Born: 17 February, 2013, in Osaka, Japan. Died: 9 July, 2013, aged 58
Masao Yoshida was the nuclear engineer who took charge of the Fukushima Daiichi power plant two years ago as multiple reactors spiralled out of control after a tsunami, but who ultimately failed to prevent the world’s worst nuclear disaster since Chernobyl. He died from cancer yesterday at the age of 58. Yoshida had been chief manager at Fukushima Daiichi for just nine months when a 42-foot tsunami inundated the site on 11 March, 2011, knocking out vital cooling systems to the plant’s six reactors. Three reactors eventually suffered hydrogen explosions and fuel meltdowns, releasing vast amounts of radioactive matter into the environment. Although the company was criticised for its handling of the disaster, Yoshida won praise for his effort to minimise the damage.
He was faulted, however, for failing to invest in adequate tsunami walls at the company’s nuclear power plants when he was head of nuclear facilities. Yoshida later apologised, saying he had been “too lax” in his assumptions of how big a tsunami might hit the coastal plant.

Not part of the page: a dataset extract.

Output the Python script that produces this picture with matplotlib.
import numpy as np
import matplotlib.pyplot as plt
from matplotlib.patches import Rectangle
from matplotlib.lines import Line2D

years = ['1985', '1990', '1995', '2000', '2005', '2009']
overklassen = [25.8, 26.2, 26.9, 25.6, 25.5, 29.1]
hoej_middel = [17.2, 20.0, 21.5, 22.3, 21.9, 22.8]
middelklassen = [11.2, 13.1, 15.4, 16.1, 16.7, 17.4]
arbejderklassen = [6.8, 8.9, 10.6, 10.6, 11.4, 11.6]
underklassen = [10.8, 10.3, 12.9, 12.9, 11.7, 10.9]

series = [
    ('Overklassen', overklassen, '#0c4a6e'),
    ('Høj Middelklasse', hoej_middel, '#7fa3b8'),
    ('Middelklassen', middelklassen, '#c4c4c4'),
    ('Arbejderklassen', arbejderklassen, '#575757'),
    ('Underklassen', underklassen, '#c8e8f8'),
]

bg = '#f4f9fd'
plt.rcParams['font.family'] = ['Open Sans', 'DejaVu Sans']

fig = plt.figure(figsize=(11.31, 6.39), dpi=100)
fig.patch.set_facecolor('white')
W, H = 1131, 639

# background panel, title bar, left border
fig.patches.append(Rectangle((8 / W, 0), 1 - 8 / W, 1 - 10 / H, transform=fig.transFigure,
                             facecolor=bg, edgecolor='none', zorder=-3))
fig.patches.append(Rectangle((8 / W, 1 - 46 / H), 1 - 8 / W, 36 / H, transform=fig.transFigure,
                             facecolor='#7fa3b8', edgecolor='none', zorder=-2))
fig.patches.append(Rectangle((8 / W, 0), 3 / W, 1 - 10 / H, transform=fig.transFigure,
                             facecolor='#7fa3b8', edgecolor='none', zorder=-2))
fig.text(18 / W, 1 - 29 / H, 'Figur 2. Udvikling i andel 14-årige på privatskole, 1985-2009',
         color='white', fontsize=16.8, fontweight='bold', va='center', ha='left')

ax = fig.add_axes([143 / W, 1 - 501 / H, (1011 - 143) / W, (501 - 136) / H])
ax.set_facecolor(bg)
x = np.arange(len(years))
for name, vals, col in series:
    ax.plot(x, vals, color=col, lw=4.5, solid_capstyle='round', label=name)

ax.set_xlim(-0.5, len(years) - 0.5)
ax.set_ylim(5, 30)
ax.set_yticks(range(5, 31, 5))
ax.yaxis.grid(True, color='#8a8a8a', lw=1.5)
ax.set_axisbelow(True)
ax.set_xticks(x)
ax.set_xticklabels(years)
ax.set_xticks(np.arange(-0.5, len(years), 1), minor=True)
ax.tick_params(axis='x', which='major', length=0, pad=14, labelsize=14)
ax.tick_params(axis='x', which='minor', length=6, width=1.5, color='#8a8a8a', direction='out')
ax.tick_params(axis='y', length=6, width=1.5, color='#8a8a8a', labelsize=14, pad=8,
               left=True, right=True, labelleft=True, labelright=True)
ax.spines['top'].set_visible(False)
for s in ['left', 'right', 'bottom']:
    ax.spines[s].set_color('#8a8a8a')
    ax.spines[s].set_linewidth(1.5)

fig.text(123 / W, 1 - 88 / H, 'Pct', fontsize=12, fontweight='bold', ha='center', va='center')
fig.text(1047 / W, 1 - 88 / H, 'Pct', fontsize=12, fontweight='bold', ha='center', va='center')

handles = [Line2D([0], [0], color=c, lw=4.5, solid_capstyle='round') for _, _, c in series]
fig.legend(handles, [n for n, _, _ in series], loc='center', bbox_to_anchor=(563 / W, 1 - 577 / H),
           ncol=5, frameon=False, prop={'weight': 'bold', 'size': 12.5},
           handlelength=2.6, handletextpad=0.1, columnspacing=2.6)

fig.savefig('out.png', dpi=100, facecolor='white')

Yoshida took a leave from work in late 2011 after receiving a diagnosis of esophageal cancer. Experts have said his illness was not a result of radiation exposure from the accident, given how quickly it came on.

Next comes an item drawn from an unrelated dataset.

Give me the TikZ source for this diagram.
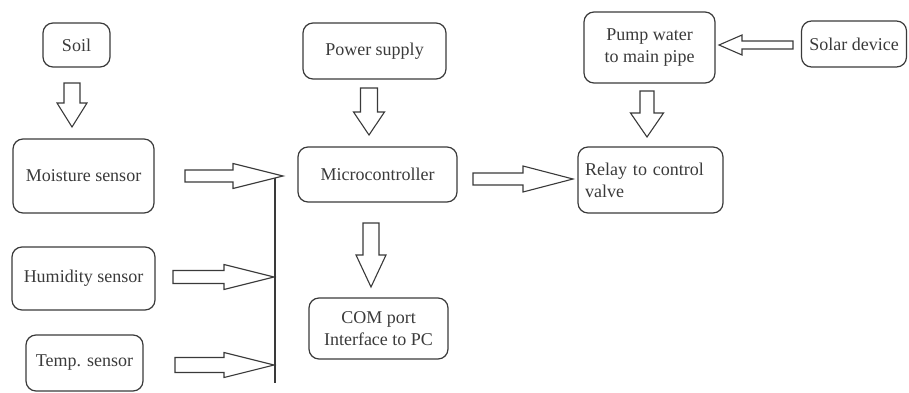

Survivors include his wife, Yoko, and three sons.
When the tsunami hit, Yoshida took command from inside a fortified bunker at the plant. In video footage of the command room released by Tokyo Electric last year, he can be seen at times pushing his workers to hook up water hoses or procure fuel, at times tearfully apologising to teams he sent out to check on the stricken reactors.
At one point, he ignores orders from Prime Minister Naoto Kan to stop injecting seawater into one of the reactors, a last-ditch measure taken by plant workers to try to cool it.
He later offers to lead a “suicide mission” with other older officials to try pumping water into another reactor, but is dissuaded. And as officials warn that core meltdowns have most likely started, he directs men to leave the reactors but stays put in the bunker. Yoshida later said that the thought of abandoning the plant never occurred to him.
“I fear we are in acute danger,” Yoshida is heard saying in the video shortly after yet another blast rocks the command room. “But let’s calm down a little. Let’s all take a deep breath. Inhale, exhale.”
After studying nuclear engineering Yoshida worked his way up through Tokyo Electric’s nuclear power division, overseeing its nuclear facilities from 2007 until being appointed chief of Fukushima Daiichi in June 2010.
On his last day at Fukushima Daiichi in December 2011, according to a book on Yoshida by Kadota Ryusho, he again rallied his troops.
“You still have a difficult road ahead, but I know you will overcome,” Yoshida is quoted as saying. “I promise to do my best to return.”